Esse Brasil aí, que era tanta coisa boa (e ruim também, mas não quero falar sobre isso), não existe mais. Foi substituído por um outro Brasil. Brasil com zê. Um Brasil que nos parece falso, porque falso de fato é. Este Brasil que revolta muitos e a que se resignam poucos é um Brasil que se encontra em qualquer lugar do mundo. Que independe da brasilidade para sobreviver. É um Brasil tão homogêneo e globalizado quanto possível. É um Brasil nova-iorquino ou senegalês. Um Brasil madrilenho ou peruano. Um Brasil moscovita ou australiano – do tipo que foi passar um ano lá para “aprender inglês”. Sei.
O Brasil dos Malufs, Justos Veríssimos, Odoricos Paraguaçus e Enéas se transformou no Brasil dos Lulas, Randolfes, Amoedos e Alexandres da vida. Será que valeu a pena a troca? O Brasil de hoje é o da criminalidade palpável. Das lojas vazias e da geração nem-nem à toa. Da realidade nua e crua da arte engajada. Mas também – e isso, sim, me preocupa! – é o Brasil dos delírios juvenis. De um lado, os liberais e sua moral flutuante e seu materialismo semienvergonhado. Seus dados e projeções de crescimento e biriri e bororó. Do outro, os comunistas de todas os matizes e seu puritanismo violento disfarçado de bom-mocismo. Seus expurgos e maldições. E a gente no meio disso.

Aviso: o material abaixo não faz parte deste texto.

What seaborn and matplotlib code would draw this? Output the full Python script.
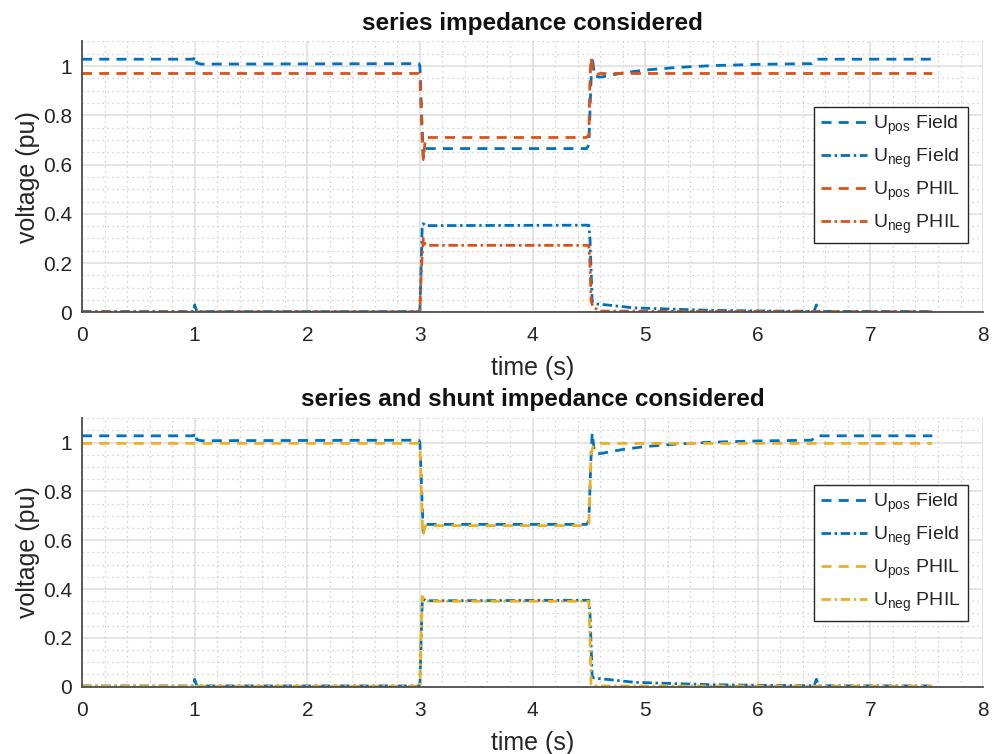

O que acabou foi aquele Brasil do bem comum, que variava de época para época, mas sempre se baseava em valores inegavelmente cristãos. A misericórdia. A generosidade. O perdão. Já o que resiste precariamente, esse Brasil balança-mas-não-cai, é o do homem egoísta, escravo de si mesmo, preso numa masmorra de hedonismo e niilismo – mesmo que ele não saiba o que isso significa.
Ainda assim, é neste Brasil que nascemos. O de hoje. Aqui e agora trabalhamos, amamos, vivemos. E é aqui, nesta nação que está mesmo uma porcaria, que temos que fazer o certo. É aqui, ao lado de cariocas, gaúchos, baianos, cearenses e até dos pobres osasquenses, que temos de ansiar pela Eternidade.